If Martha is merely going to enter the shop with her friends and stare at the high-calorie offerings, she’s better off staying outside. Without some kind of plan to shore up her willpower, she’ll be torturing herself needlessly.

So Martha lays out a plan, including the following list of crucial moments, ranging from least to most risky:

Next, Martha prepares for her crucial moments by turning to a helpful source of influence: First, she asks her husband and a co-worker to act as her coaches—to encourage her to make low-calorie choices. Just knowing the coaches are there helps her resist the temptation.

Then Martha begins deliberate practice by placing herself in a tempting situation. Her goal is to experience the desire but not give in to it. To avoid caving in, Martha brings in the main tool for enhancing her will skill. She tries several different ways of distracting herself. Instead of riveting her view on the caloric concoctions and dreaming of how they might taste (her usual tactic), Martha averts her eyes. Next, she steps back and reads a poster on the wall. Then she starts a conversation with a friend. As Martha continues to wait, she pulls out her cell phone and checks her e-mail. She also shifts her emotions by slowly reciting her Personal Motivation Statement in her mind and thinking about each word.

Martha learns that as she distracts herself, she dramatically reduces her cravings. She also learns that urges, even powerful ones, usually subside over fifteen to twenty minutes.8 Martha doesn’t have to distract herself endlessly. Distractions simply cause delay, and delay lessens the craving.

Next, Martha practiced her distract-and-delay tactics with increasingly difficult situations—first on an empty stomach, and then with someone encouraging her to indulge her chocolate fantasy. Naturally, here’s where it can get risky, so Martha increases the risk only when she has a coach standing by. Her goal should be to put herself in reasonably tempting situations and to develop the skill to survive them.

It’s important to be careful on this point, because there may be situations that are impossible to withstand. For instance, many experts suggest that alcoholics may never be able to develop enough willpower to be safe in tempting situations.

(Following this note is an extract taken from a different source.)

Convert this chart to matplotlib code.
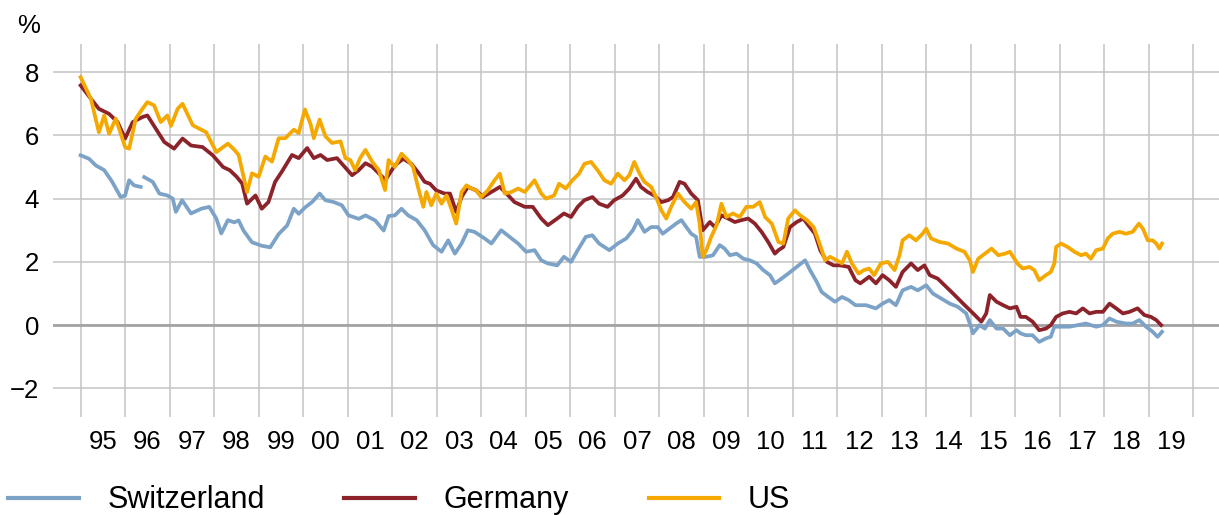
import matplotlib
matplotlib.use('Agg')
import matplotlib.pyplot as plt
import numpy as np

plt.rcParams['font.family'] = ['Liberation Sans', 'DejaVu Sans']

# 10-year government bond yields, % (decimal years)
sw_t = [1995.0, 1995.19, 1995.34, 1995.53, 1995.71, 1995.9, 1996.0, 1996.09, 1996.2, 1996.35,
        1996.39, 1996.43, 1996.62, 1996.77, 1996.95, 1997.07, 1997.14, 1997.28, 1997.48, 1997.71,
        1997.89, 1998.05, 1998.16, 1998.31, 1998.45, 1998.55, 1998.66, 1998.85, 1999.07, 1999.26,
        1999.45, 1999.64, 1999.79, 1999.9, 2000.05, 2000.2, 2000.37, 2000.5, 2000.69, 2000.87,
        2001.02, 2001.25, 2001.4, 2001.62, 2001.81, 2001.92, 2002.06, 2002.21, 2002.36, 2002.55,
        2002.73, 2002.92, 2003.11, 2003.26, 2003.41, 2003.56, 2003.7, 2003.85, 2004.08, 2004.23,
        2004.45, 2004.64, 2004.83, 2005.01, 2005.2, 2005.35, 2005.5, 2005.71, 2005.86, 2006.02,
        2006.17, 2006.35, 2006.5, 2006.65, 2006.88, 2007.07, 2007.26, 2007.41, 2007.52, 2007.67,
        2007.82, 2007.97, 2008.08, 2008.23, 2008.38, 2008.5, 2008.61, 2008.72, 2008.83, 2008.91,
        2009.06, 2009.21, 2009.36, 2009.47, 2009.59, 2009.74, 2009.89, 2010.04, 2010.19, 2010.34,
        2010.49, 2010.6, 2010.75, 2010.9, 2011.09, 2011.28, 2011.39, 2011.54, 2011.65, 2011.8,
        2011.95, 2012.11, 2012.26, 2012.41, 2012.65, 2012.87, 2013.02, 2013.17, 2013.32, 2013.47,
        2013.66, 2013.81, 2014.0, 2014.15, 2014.34, 2014.53, 2014.71, 2014.9, 2015.02, 2015.05,
        2015.2, 2015.32, 2015.43, 2015.58, 2015.73, 2015.88, 2016.03, 2016.12, 2016.24, 2016.39,
        2016.54, 2016.69, 2016.8, 2016.88, 2017.03, 2017.22, 2017.4, 2017.59, 2017.82, 2017.97,
        2018.12, 2018.27, 2018.49, 2018.64, 2018.79, 2018.94, 2019.09, 2019.2, 2019.3]
sw_v = [5.37, 5.26, 5.05, 4.9, 4.53, 4.05, 4.1, 4.58, 4.42, 4.37,
        np.nan, 4.68, 4.53, 4.16, 4.1, 4.0, 3.58, 3.95, 3.53, 3.68,
        3.74, 3.37, 2.9, 3.32, 3.25, 3.31, 2.99, 2.62, 2.51, 2.46,
        2.88, 3.15, 3.68, 3.52, 3.73, 3.89, 4.16, 3.95, 3.89, 3.79,
        3.47, 3.36, 3.47, 3.31, 2.99, 3.45, 3.47, 3.68, 3.47, 3.32,
        3.0, 2.53, 2.32, 2.68, 2.26, 2.58, 3.0, 2.95, 2.74, 2.58,
        3.0, 2.79, 2.58, 2.32, 2.37, 2.05, 1.95, 1.89, 2.16, 2.0,
        2.37, 2.79, 2.84, 2.58, 2.37, 2.58, 2.74, 3.0, 3.32, 2.95,
        3.1, 3.1, 2.89, 3.05, 3.21, 3.32, 3.1, 2.89, 2.79, 2.16,
        2.16, 2.21, 2.53, 2.42, 2.21, 2.26, 2.1, 2.05, 1.95, 1.74,
        1.58, 1.32, 1.47, 1.63, 1.84, 2.05, 1.74, 1.37, 1.05, 0.89,
        0.74, 0.89, 0.79, 0.63, 0.63, 0.53, 0.68, 0.79, 0.63, 1.1,
        1.21, 1.1, 1.26, 1.0, 0.84, 0.68, 0.58, 0.37, -0.11, -0.26,
        0.0, -0.11, 0.16, -0.11, -0.11, -0.32, -0.16, -0.26, -0.32, -0.32,
        -0.53, -0.42, -0.37, -0.05, -0.05, -0.05, 0.0, 0.05, -0.05, 0.0,
        0.21, 0.11, 0.05, 0.05, 0.16, -0.05, -0.21, -0.37, -0.21]

de_t = [1995.0, 1995.23, 1995.41, 1995.64, 1995.83, 1996.0, 1996.17, 1996.39, 1996.5, 1996.69,
        1996.88, 1997.1, 1997.29, 1997.48, 1997.74, 1997.97, 1998.2, 1998.35, 1998.5, 1998.63,
        1998.74, 1998.93, 1999.07, 1999.22, 1999.37, 1999.52, 1999.75, 1999.9, 2000.09, 2000.24,
        2000.39, 2000.54, 2000.76, 2001.0, 2001.1, 2001.25, 2001.4, 2001.55, 2001.7, 2001.85,
        2001.99, 2002.06, 2002.25, 2002.43, 2002.58, 2002.73, 2002.85, 2002.99, 2003.18, 2003.3,
        2003.44, 2003.56, 2003.7, 2003.89, 2004.04, 2004.23, 2004.42, 2004.57, 2004.75, 2004.98,
        2005.16, 2005.35, 2005.5, 2005.71, 2005.86, 2006.02, 2006.17, 2006.32, 2006.5, 2006.65,
        2006.84, 2006.99, 2007.18, 2007.33, 2007.48, 2007.59, 2007.74, 2007.89, 2008.05, 2008.2,
        2008.31, 2008.46, 2008.57, 2008.72, 2008.87, 2008.98, 2009.14, 2009.25, 2009.4, 2009.55,
        2009.7, 2009.85, 2010.0, 2010.15, 2010.3, 2010.45, 2010.6, 2010.68, 2010.79, 2010.94,
        2011.09, 2011.24, 2011.35, 2011.5, 2011.62, 2011.77, 2011.92, 2012.07, 2012.26, 2012.41,
        2012.52, 2012.72, 2012.87, 2013.02, 2013.17, 2013.32, 2013.47, 2013.66, 2013.81, 2013.96,
        2014.08, 2014.26, 2014.45, 2014.64, 2014.83, 2015.02, 2015.24, 2015.35, 2015.43, 2015.58,
        2015.73, 2015.88, 2016.03, 2016.12, 2016.24, 2016.39, 2016.54, 2016.69, 2016.8, 2016.92,
        2017.07, 2017.22, 2017.37, 2017.52, 2017.67, 2017.82, 2017.97, 2018.12, 2018.27, 2018.42,
        2018.57, 2018.75, 2018.9, 2019.05, 2019.17, 2019.28]
de_v = [7.58, 7.16, 6.84, 6.68, 6.42, 5.9, 6.42, 6.58, 6.63, 6.21,
        5.79, 5.58, 5.9, 5.68, 5.63, 5.37, 5.0, 4.9, 4.7, 4.48,
        3.84, 4.1, 3.68, 3.89, 4.53, 4.85, 5.38, 5.28, 5.6, 5.28,
        5.38, 5.22, 5.28, 4.9, 4.74, 4.9, 5.12, 5.01, 4.8, 4.59,
        4.9, 5.05, 5.26, 5.1, 4.84, 4.53, 4.47, 4.26, 4.16, 4.16,
        3.58, 4.05, 4.37, 4.26, 4.05, 4.21, 4.37, 4.16, 3.89, 3.74,
        3.74, 3.37, 3.16, 3.37, 3.53, 3.42, 3.74, 3.95, 4.05, 3.84,
        3.74, 3.95, 4.1, 4.32, 4.63, 4.37, 4.21, 4.1, 3.89, 3.95,
        4.05, 4.53, 4.47, 4.16, 3.95, 3.0, 3.26, 3.1, 3.47, 3.37,
        3.26, 3.32, 3.37, 3.21, 2.95, 2.63, 2.26, 2.37, 2.47, 3.1,
        3.26, 3.37, 3.16, 2.89, 2.37, 2.0, 1.89, 1.89, 1.84, 1.42,
        1.32, 1.53, 1.32, 1.58, 1.42, 1.21, 1.68, 1.95, 1.74, 1.89,
        1.58, 1.47, 1.21, 0.95, 0.68, 0.42, 0.11, 0.37, 0.95, 0.74,
        0.63, 0.53, 0.58, 0.26, 0.26, 0.11, -0.16, -0.11, 0.0, 0.26,
        0.37, 0.42, 0.37, 0.53, 0.37, 0.42, 0.42, 0.68, 0.53, 0.37,
        0.42, 0.53, 0.32, 0.26, 0.16, 0.0]

us_t = [1995.0, 1995.23, 1995.41, 1995.53, 1995.64, 1995.79, 1996.0, 1996.09, 1996.24, 1996.39,
        1996.5, 1996.65, 1996.8, 1996.95, 1997.03, 1997.18, 1997.29, 1997.52, 1997.82, 1998.05,
        1998.31, 1998.45, 1998.55, 1998.74, 1998.85, 1999.0, 1999.15, 1999.3, 1999.45, 1999.6,
        1999.79, 1999.9, 2000.04, 2000.17, 2000.24, 2000.37, 2000.5, 2000.65, 2000.84, 2000.95,
        2001.06, 2001.17, 2001.28, 2001.4, 2001.55, 2001.7, 2001.84, 2001.92, 2002.06, 2002.21,
        2002.36, 2002.47, 2002.58, 2002.7, 2002.77, 2002.88, 2002.99, 2003.11, 2003.22, 2003.33,
        2003.44, 2003.56, 2003.67, 2003.78, 2003.89, 2004.0, 2004.15, 2004.3, 2004.42, 2004.53,
        2004.68, 2004.83, 2004.98, 2005.2, 2005.35, 2005.46, 2005.64, 2005.75, 2005.9, 2006.05,
        2006.2, 2006.32, 2006.47, 2006.62, 2006.77, 2006.92, 2007.07, 2007.22, 2007.33, 2007.44,
        2007.56, 2007.67, 2007.82, 2007.93, 2008.05, 2008.16, 2008.27, 2008.42, 2008.57, 2008.72,
        2008.83, 2008.91, 2008.98, 2009.06, 2009.17, 2009.29, 2009.4, 2009.51, 2009.66, 2009.81,
        2009.96, 2010.11, 2010.26, 2010.38, 2010.53, 2010.68, 2010.79, 2010.9, 2011.05, 2011.17,
        2011.32, 2011.47, 2011.58, 2011.73, 2011.84, 2011.99, 2012.11, 2012.22, 2012.33, 2012.48,
        2012.6, 2012.72, 2012.83, 2012.98, 2013.14, 2013.29, 2013.4, 2013.47, 2013.62, 2013.77,
        2013.92, 2014.0, 2014.11, 2014.3, 2014.49, 2014.68, 2014.86, 2014.98, 2015.05, 2015.17,
        2015.32, 2015.47, 2015.62, 2015.77, 2015.88, 2016.05, 2016.17, 2016.32, 2016.43, 2016.54,
        2016.69, 2016.8, 2016.88, 2016.92, 2017.03, 2017.18, 2017.33, 2017.48, 2017.59, 2017.7,
        2017.82, 2017.97, 2018.08, 2018.19, 2018.34, 2018.49, 2018.64, 2018.78, 2018.87, 2018.98,
        2019.09, 2019.17, 2019.24, 2019.3]
us_v = [7.84, 7.16, 6.1, 6.63, 6.05, 6.53, 5.63, 5.58, 6.53, 6.84,
        7.05, 6.95, 6.42, 6.63, 6.3, 6.84, 7.0, 6.32, 6.1, 5.47,
        5.74, 5.55, 5.38, 4.21, 4.8, 4.69, 5.33, 5.17, 5.91, 5.91,
        6.18, 6.07, 6.82, 6.34, 5.91, 6.5, 5.97, 5.76, 5.81, 5.28,
        5.22, 4.9, 5.28, 5.54, 5.17, 4.9, 4.27, 5.22, 5.0, 5.42,
        5.21, 5.0, 4.37, 3.74, 4.21, 3.79, 4.16, 3.84, 4.1, 3.68,
        3.21, 4.21, 4.42, 4.32, 4.26, 4.05, 4.26, 4.58, 4.79, 4.16,
        4.21, 4.32, 4.21, 4.58, 4.16, 4.0, 4.1, 4.47, 4.32, 4.58,
        4.79, 5.1, 5.16, 4.89, 4.58, 4.47, 4.79, 4.58, 4.74, 5.16,
        4.79, 4.53, 4.37, 4.05, 3.63, 3.37, 3.74, 4.16, 3.89, 3.68,
        3.89, 3.21, 2.16, 2.37, 2.79, 3.16, 3.84, 3.42, 3.53, 3.42,
        3.74, 3.74, 3.89, 3.42, 3.21, 2.63, 2.58, 3.37, 3.63, 3.47,
        3.32, 3.1, 2.68, 2.05, 2.16, 2.05, 1.95, 2.32, 1.95, 1.63,
        1.74, 1.79, 1.58, 1.95, 2.0, 1.74, 2.21, 2.68, 2.84, 2.68,
        2.89, 3.05, 2.74, 2.63, 2.58, 2.42, 2.32, 2.05, 1.68, 2.1,
        2.26, 2.42, 2.21, 2.26, 2.32, 1.95, 1.79, 1.84, 1.74, 1.42,
        1.58, 1.68, 1.95, 2.47, 2.58, 2.47, 2.32, 2.21, 2.26, 2.1,
        2.37, 2.42, 2.74, 2.89, 2.95, 2.89, 2.95, 3.21, 3.05, 2.68,
        2.68, 2.58, 2.42, 2.58]

years = list(range(1995, 2020))
year_labels = ['%02d' % (y % 100) for y in years]

fig = plt.figure(figsize=(12.19, 5.15), dpi=100)
ax = fig.add_axes([0.0435, 0.19, 0.9565, 0.7246])

ax.plot(sw_t, sw_v, color='#7CA3C7', lw=2.7, label='Switzerland', zorder=3)
ax.plot(de_t, de_v, color='#8C232A', lw=2.7, label='Germany', zorder=4)
ax.plot(us_t, us_v, color='#F5A800', lw=2.7, label='US', zorder=5)

ax.set_xlim(1994.38, 2020.58)
ax.set_ylim(-2.91, 8.89)

ax.set_yticks([-2, 0, 2, 4, 6, 8])
ax.set_xticks(years + [2020])
ax.set_xticklabels([])
ax.set_xticks([y + 0.5 for y in years], minor=True)
ax.set_xticklabels(year_labels, minor=True)
ax.tick_params(axis='x', which='both', length=0, labelsize=18.5, pad=9)
ax.tick_params(axis='y', length=0, labelsize=18.5, pad=10)

ax.grid(True, color='#C4C4C4', lw=1.1)
ax.axhline(0, color='#A3A3A3', lw=2.0, zorder=2)
for s in ax.spines.values():
    s.set_visible(False)

fig.text(0.014, 0.935, '%', fontsize=18.5)

leg = fig.legend(loc='lower left', bbox_to_anchor=(-0.012, -0.045), ncol=3, frameon=False,
                 fontsize=22, handlelength=2.3, handletextpad=0.95, columnspacing=2.6,
                 borderpad=0.25)
for h in leg.legend_handles:
    h.set_linewidth(3.0)

fig.savefig('out.png', dpi=100)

Consequently, many never walk into a bar. Others never stock alcohol in their home. Martha decides that walking into a coffee shop when hungry and with a friend who always encourages her to indulge is pushing her limits, so she avoids such temptations. She weighed the odds of caving in against the benefits of facing new temptations head-on and chose carefully. You’ll have to do the same.

Fortunately, the experts do agree on one thing. The key to safe, deliberate practice in risky situations is to have a coach nearby.9 As you’re building will by learning how to delay and distract yourself, involve a trusted friend who is empowered to pull you out of the situation if the temptation turns out to be too much.

SUMMARY: DO WHAT YOU CAN’T

If you’re like most people, when creating a personal change plan you’re far more likely to rely on willpower than to enhance your skills. You figure that toughing it out is the one best response to all of your urges. Besides, what skills could possibly help you face your temptations?

However, as you watch effective Changers in action, you note that in some form they learn to recognize their crucial moments, create vital behaviors, conduct a personal skill scan, discover where they have to learn new skills, and then work on them.

Patricia responded by learning how to hold high-stakes conversations. Micah practiced the skill of creating project reports under the pressure of a deadline. Martha learned how to improve her willpower. You need to be equally vigilant when enhancing your skill set.

Employ Deliberate Practice. What actions will you need to take? Do you know exactly what to do and say? Is the skill complicated, and if so, what are the component parts? Against what standard will you measure yourself? Who is qualified to give you feedback?

Learn the Will Skill. What is your most tempting scenario? How can you avoid the circumstance altogether? If you don’t want to duck out completely, how will you withstand the temptation? Exactly how will you distract yourself? Who will help you through your toughest moments?